Care workers calling in sick because of fuel costs – union leader

·2-min read

Care workers are calling in sick because they cannot afford fuel to drive their cars to look after people in their homes, a union leader has said.

Christina McAnea, general secretary of Unison, attacked the Government for “not having a plan” to tackle the cost-of-living crisis.

The union is campaigning for decent pay rises for millions of public sector workers, including those in the NHS and local government, who she complained had been subjected to wage restraint for years.

Many had worked through the pandemic, putting themselves and their families at risk, but still faced below-inflation pay rises, she said.

Ms McAnea said the cost-of-living crisis will be the main issue at Unison’s annual conference in Brighton next week.

In an interview ahead of the conference, she warned that staff were leaving the NHS in greater numbers than new recruits, including clinical workers, porters, caterers and cleaners.

“The private sector can afford to pay more, so public sector staff are leaving to work for supermarkets down the road.

“Half of local government workers earn less than £25,000 a year.

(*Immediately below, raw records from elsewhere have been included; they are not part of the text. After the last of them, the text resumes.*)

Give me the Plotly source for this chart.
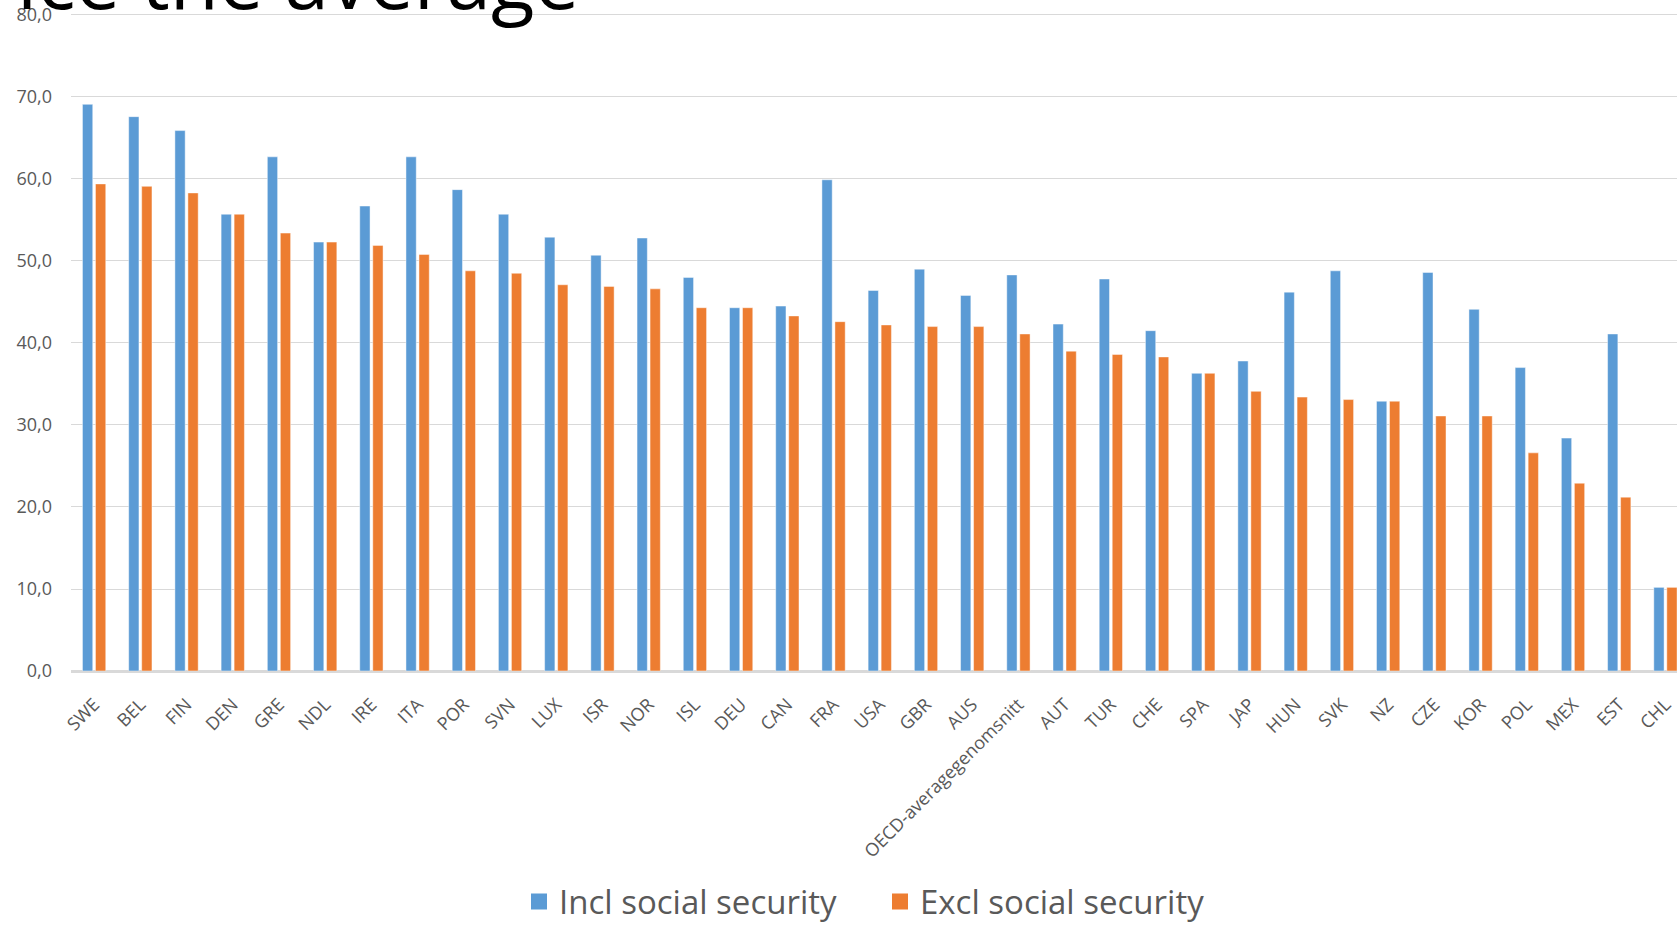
import plotly.graph_objects as go

categories = ["SWE", "BEL", "FIN", "DEN", "GRE", "NDL", "IRE", "ITA", "POR", "SVN",
              "LUX", "ISR", "NOR", "ISL", "DEU", "CAN", "FRA", "USA", "GBR", "AUS",
              "OECD-averagegenomsnitt", "AUT", "TUR", "CHE", "SPA", "JAP", "HUN", "SVK",
              "NZ", "CZE", "KOR", "POL", "MEX", "EST", "CHL"]

incl_social_security = [69.1, 67.6, 65.9, 55.7, 62.7, 52.3, 56.7, 62.7, 58.7, 55.7,
                        52.9, 50.7, 52.8, 48.0, 44.3, 44.5, 59.9, 46.4, 49.0, 45.8,
                        48.3, 42.3, 47.8, 41.5, 36.3, 37.8, 46.2, 48.8,
                        32.9, 48.6, 44.1, 37.0, 28.4, 41.1, 10.2]

excl_social_security = [59.4, 59.1, 58.3, 55.7, 53.4, 52.3, 51.9, 50.8, 48.8, 48.5,
                        47.1, 46.9, 46.6, 44.3, 44.3, 43.3, 42.6, 42.2, 42.0, 42.0,
                        41.1, 39.0, 38.6, 38.3, 36.3, 34.1, 33.4, 33.1,
                        32.9, 31.1, 31.1, 26.6, 22.9, 21.2, 10.2]

series_names = ["Incl social security", "Excl social security"]
y_ticks = [0, 10, 20, 30, 40, 50, 60, 70, 80]

BLUE = "#5B9BD5"
ORANGE = "#ED7D31"
FONT = "Open Sans"

W, H = 1677, 930
ML, MR, MT, MB = 71, 0, 13, 249
plot_h = H - MT - MB

fig = go.Figure()
for name, vals, col in [(series_names[0], incl_social_security, BLUE),
                        (series_names[1], excl_social_security, ORANGE)]:
    fig.add_trace(go.Bar(
        x=categories, y=vals, name=name, legendgroup=name, showlegend=False,
        marker=dict(color=col, line=dict(color="rgba(255,255,255,0.45)", width=1)),
    ))
    # legend proxy (larger square symbol)
    fig.add_trace(go.Scatter(
        x=[None], y=[None], mode="markers", name=name, legendgroup=name,
        marker=dict(symbol="square", size=21, color=col),
        hoverinfo="skip",
    ))

fig.update_layout(
    width=W, height=H,
    margin=dict(l=ML, r=MR, t=MT, b=MB, pad=0),
    paper_bgcolor="white", plot_bgcolor="white",
    separators=", ",
    barmode="group", bargap=0.437, bargroupgap=0.21,
    font=dict(family=FONT, color="#595959", size=18),
    legend=dict(
        orientation="h", xanchor="center", yanchor="middle",
        x=(880 - ML) / (W - ML - MR), y=1 - (915 - MT) / plot_h,
        font=dict(size=33, color="#595959", family=FONT),
        entrywidth=316, itemsizing="trace",
        bgcolor="rgba(0,0,0,0)",
    ),
    xaxis=dict(
        type="category", range=[-0.5, 34.25], tickangle=-45,
        tickfont=dict(size=18, color="#595959"), showgrid=False,
        showline=True, linecolor="#d9d9d9", linewidth=2,
        ticks="", ticklabelstandoff=14, automargin=False, fixedrange=True,
    ),
    yaxis=dict(
        range=[0, 80.24], tickvals=y_ticks, tickformat=".1f",
        tickfont=dict(size=18, color="#595959"),
        showgrid=True, gridcolor="#d9d9d9", gridwidth=1,
        zeroline=True, zerolinecolor="#d9d9d9", zerolinewidth=2,
        ticks="", ticklabelstandoff=18, automargin=False, fixedrange=True,
    ),
)

fig.add_annotation(
    text="ice the average", xref="paper", yref="paper",
    x=(15 - ML) / (W - ML - MR), y=1 - (34 - MT) / plot_h,
    xanchor="left", yanchor="bottom", showarrow=False,
    font=dict(family=FONT, size=80, color="black"),
)

fig.write_html("out.html")
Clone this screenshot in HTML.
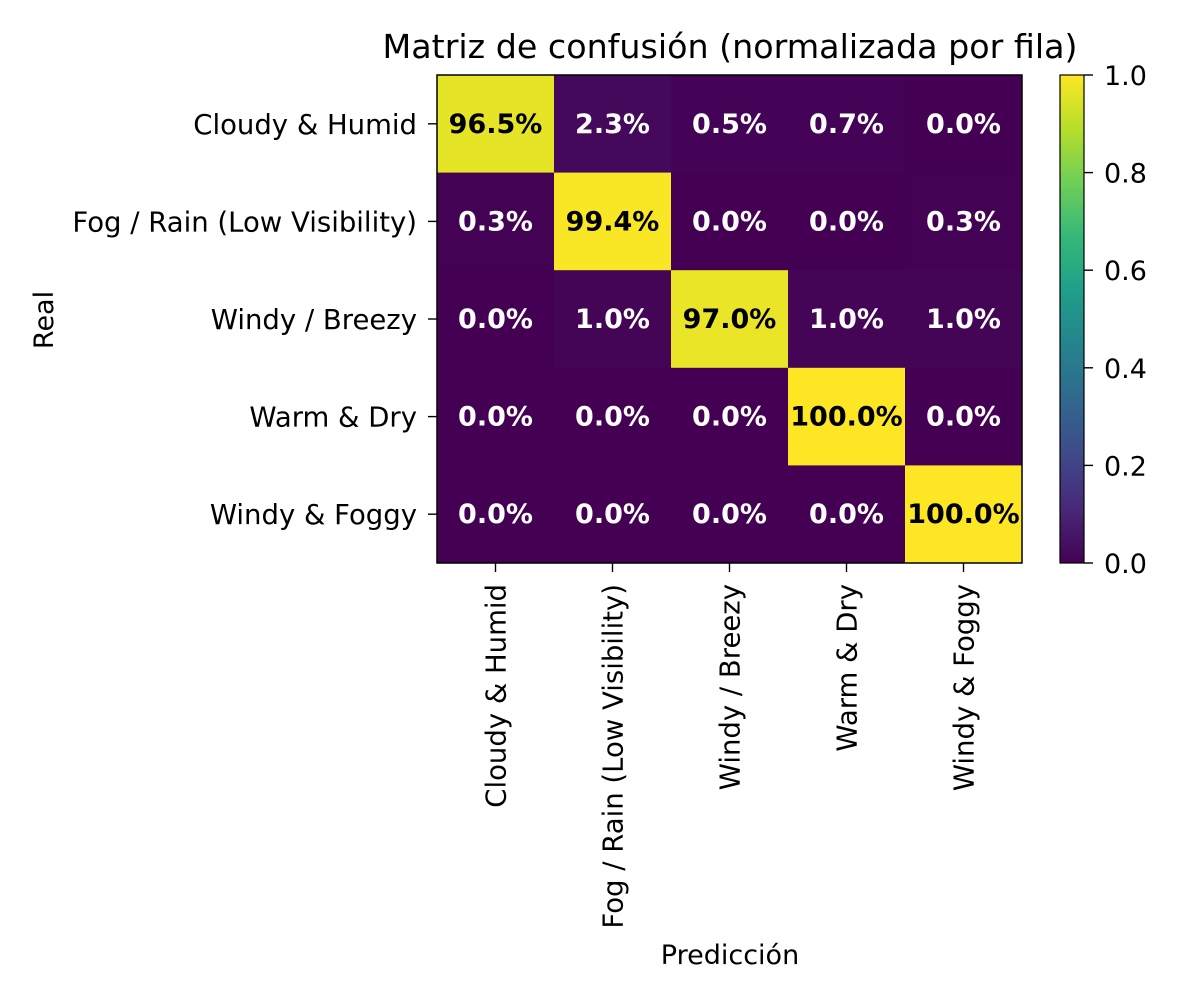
<!DOCTYPE html>
<html><head><meta charset="utf-8"><style>
body{margin:0;background:#fff;}
svg text{font-family:"DejaVu Sans","Liberation Sans",sans-serif;}
</style></head><body>
<svg id="chart" width="1200" height="1000" xmlns="http://www.w3.org/2000/svg">
<defs><linearGradient id="vir" x1="0" y1="1" x2="0" y2="0">
<stop offset="0" stop-color="#440154"/><stop offset="0.111" stop-color="#482878"/><stop offset="0.222" stop-color="#3e4a89"/><stop offset="0.333" stop-color="#31688e"/><stop offset="0.444" stop-color="#26828e"/><stop offset="0.556" stop-color="#1f9e89"/><stop offset="0.667" stop-color="#35b779"/><stop offset="0.778" stop-color="#6ece58"/><stop offset="0.889" stop-color="#b5de2b"/><stop offset="1" stop-color="#fde725"/>
</linearGradient></defs>
<text x="730" y="58" font-size="33.3" text-anchor="middle">Matriz de confusión (normalizada por fila)</text>
<g id="cells"></g>
<rect x="437" y="75" width="585" height="488" fill="none" stroke="#000" stroke-width="1.5"/>
<g id="ticks"></g>
<text x="730" y="964" font-size="27" text-anchor="middle">Predicción</text>
<text transform="translate(53,320) rotate(-90)" font-size="27" text-anchor="middle">Real</text>
<rect x="1060" y="75" width="24" height="488" fill="url(#vir)" stroke="#000" stroke-width="1.2"/>
<g id="cbticks"></g>
</svg>
<script>
const categories=["Cloudy & Humid","Fog / Rain (Low Visibility)","Windy / Breezy","Warm & Dry","Windy & Foggy"];
const row0=[0.965,0.023,0.005,0.007,0.000];
const row1=[0.003,0.994,0.000,0.000,0.003];
const row2=[0.000,0.010,0.970,0.010,0.010];
const row3=[0.000,0.000,0.000,1.000,0.000];
const row4=[0.000,0.000,0.000,0.000,1.000];
const matrix=[row0,row1,row2,row3,row4];
const cbTicks=[0,0.2,0.4,0.6,0.8,1.0];
const NS="http://www.w3.org/2000/svg";
const X0=437,Y0=75,W=585,H=488,n=categories.length,cw=W/n,ch=H/n;
const xS=i=>X0+i*cw, yS=j=>Y0+j*ch, cbY=v=>563-v*488;
const stops=["#440154","#482878","#3e4a89","#31688e","#26828e","#1f9e89","#35b779","#6ece58","#b5de2b","#fde725"];
function hex(h){return [1,3,5].map(k=>parseInt(h.substr(k,2),16));}
function vir(v){v=Math.max(0,Math.min(1,v));const p=v*9,i=Math.min(8,Math.floor(p)),t=p-i;const a=hex(stops[i]),b=hex(stops[i+1]);return "rgb("+a.map((c,k)=>Math.round(c+(b[k]-c)*t)).join(",")+")";}
function mk(tag,attrs,parent){const e=document.createElementNS(NS,tag);for(const k in attrs)e.setAttribute(k,attrs[k]);parent.appendChild(e);return e;}
const cells=document.getElementById("cells"),ticks=document.getElementById("ticks"),cb=document.getElementById("cbticks");
matrix.forEach((row,j)=>row.forEach((v,i)=>{
 const r=mk("rect",{x:xS(i),y:yS(j),width:cw+0.5,height:ch+0.5,fill:vir(v)},cells);
 
 
 const t=mk("text",{x:xS(i)+cw/2,y:yS(j)+ch/2+9,"font-size":27,"font-weight":"bold","text-anchor":"middle",fill:v>0.5?"#000":"#fff"},cells);
 t.textContent=(v*100).toFixed(1)+"%";
 
 
}));
categories.forEach((c,k)=>{
 const yc=yS(k)+ch/2, xc=xS(k)+cw/2;
 mk("line",{x1:X0-9,x2:X0,y1:yc,y2:yc,stroke:"#000","stroke-width":1.4},ticks);
 const t=mk("text",{x:X0-20,y:yc+10,"font-size":27.5,"text-anchor":"end"},ticks);
 t.textContent=c;
 
 
 mk("line",{x1:xc,x2:xc,y1:563,y2:572,stroke:"#000","stroke-width":1.4},ticks);
 const u=mk("text",{transform:"translate("+(xc+10)+",584) rotate(-90)","font-size":27.5,"text-anchor":"end"},ticks);
 u.textContent=c;
 
 
});
cbTicks.forEach(v=>{
 const y=cbY(v);
 mk("line",{x1:1084,x2:1093,y1:y,y2:y,stroke:"#000","stroke-width":1.4},cb);
 const t=mk("text",{x:1104,y:y+10,"font-size":27},cb);
 t.textContent=v.toFixed(1);
 
 
});
</script>
</body></html>
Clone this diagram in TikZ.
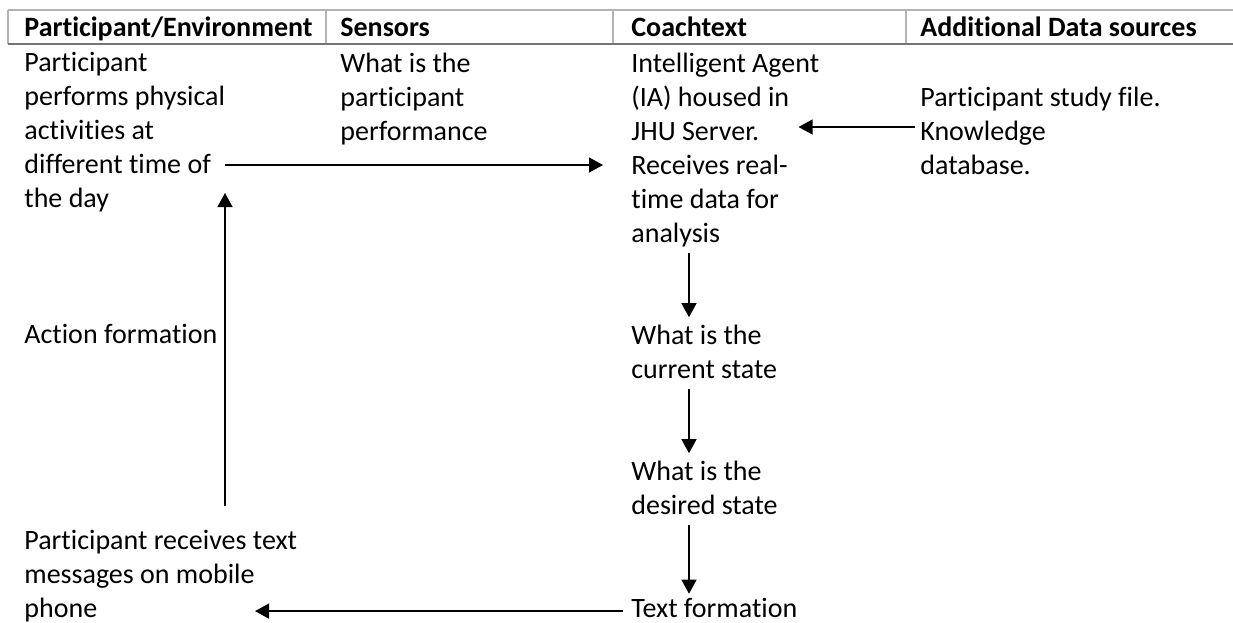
\documentclass[tikz,border=0pt]{standalone}
\usepackage{fontspec}
\setmainfont{Carlito}[Ligatures=NoCommon]
\usetikzlibrary{arrows.meta}

\tikzset{
  cell/.style={anchor=north west,inner sep=0pt,align=left,font=\fontsize{14}{17}\selectfont,
    execute at begin node=\strut,execute at end node=\strut},
  head/.style={cell,font=\fontsize{14}{17}\selectfont\bfseries},
  arr/.style={line width=0.65pt,-{Triangle[length=7pt,width=7.5pt]}},
  rule/.style={draw=black!30,line width=0.8pt}
}

\begin{document}
\begin{tikzpicture}[x=0.5pt,y=-0.5pt]
        \useasboundingbox (0,0) rectangle (1233,622);
        % table head
        \draw[rule] (8,10) -- (1233,10);
        \draw[rule] (8,10) -- (8,44);
        \draw[rule] (326,10) -- (326,44);
        \draw[rule] (613,10) -- (613,44);
        \draw[rule] (906,10) -- (906,44);
        \draw[draw=black!55,line width=1pt] (8,44) -- (1233,44);
        \node[head] (hpart) at (24,12.7) {Participant/Environment};
        \node[head] (hsens) at (340,12.7) {Sensors};
        \node[head] (hcoach) at (631,12.7) {Coachtext};
        \node[head] (hdata) at (920,12.7) {Additional Data sources};
        % cells
        \node[cell] (perf) at (24,52.2) {Participant\\performs physical\\activities at\\different time of\\the day};
        \node[cell] (act) at (24,319.7) {Action formation};
        \node[cell] (recv) at (24,530.2) {Participant receives text\\messages on mobile\\phone};
        \node[cell] (sens) at (340,52.2) {What is the\\participant\\performance};
        \node[cell] (agent) at (631,52.2) {Intelligent Agent\\(IA) housed in\\JHU Server.\\Receives real-\\time data for\\analysis};
        \node[cell] (cur) at (631,324.2) {What is the\\current state};
        \node[cell] (des) at (631,460.2) {What is the\\desired state};
        \node[cell] (txt) at (631,593.7) {Text formation};
        \node[cell] (data) at (920,86.2) {Participant study file.\\Knowledge\\database.};
        % rows and columns of the arrows
        \coordinate (rowk) at (0,127);
        \coordinate (rowd) at (0,165);
        \coordinate (cola) at (225,0);
        \coordinate (colc) at (689,0);
        \coordinate (phone) at (255,607);
        \coordinate (dayup) at (225,193);
        % arrows
        \draw[arr,shorten >=14pt] (perf.east |- rowd) -- (agent.west |- rowd);
        \draw[arr,shorten <=2.5pt,shorten >=-10.5pt] (data.west |- rowk) -- (agent.east |- rowk);
        \draw[arr,shorten <=12pt] (recv.north -| cola) -- (dayup);
        \draw[arr,shorten >=3.5pt] (agent.south -| colc) -- (cur.north -| colc);
        \draw[arr,shorten >=3.5pt] (cur.south -| colc) -- (des.north -| colc);
        \draw[arr] (des.south -| colc) -- (txt.north -| colc);
        \draw[arr,shorten <=4pt] (txt.west) -- (phone |- txt.west);
\end{tikzpicture}
\end{document}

It is now costing care workers £100 to fill up their car. They just cannot afford it.”

Care workers would rather call in sick because they do not have the money for petrol, she said.

Ms McAnea said the Government was refusing to meet trade unions to discuss the crisis, adding: “This feels like an out-of-touch government in its dying days.”

Asked about calls from the Government about pay restraint, she said: “They have forgotten what hospital and ambulance staff and care workers did during the pandemic. It’s like they want to ignore them now.”

She added that billions of pounds could be raised by measures such as increasing corporation tax, which could be used to fund public sector pay rises.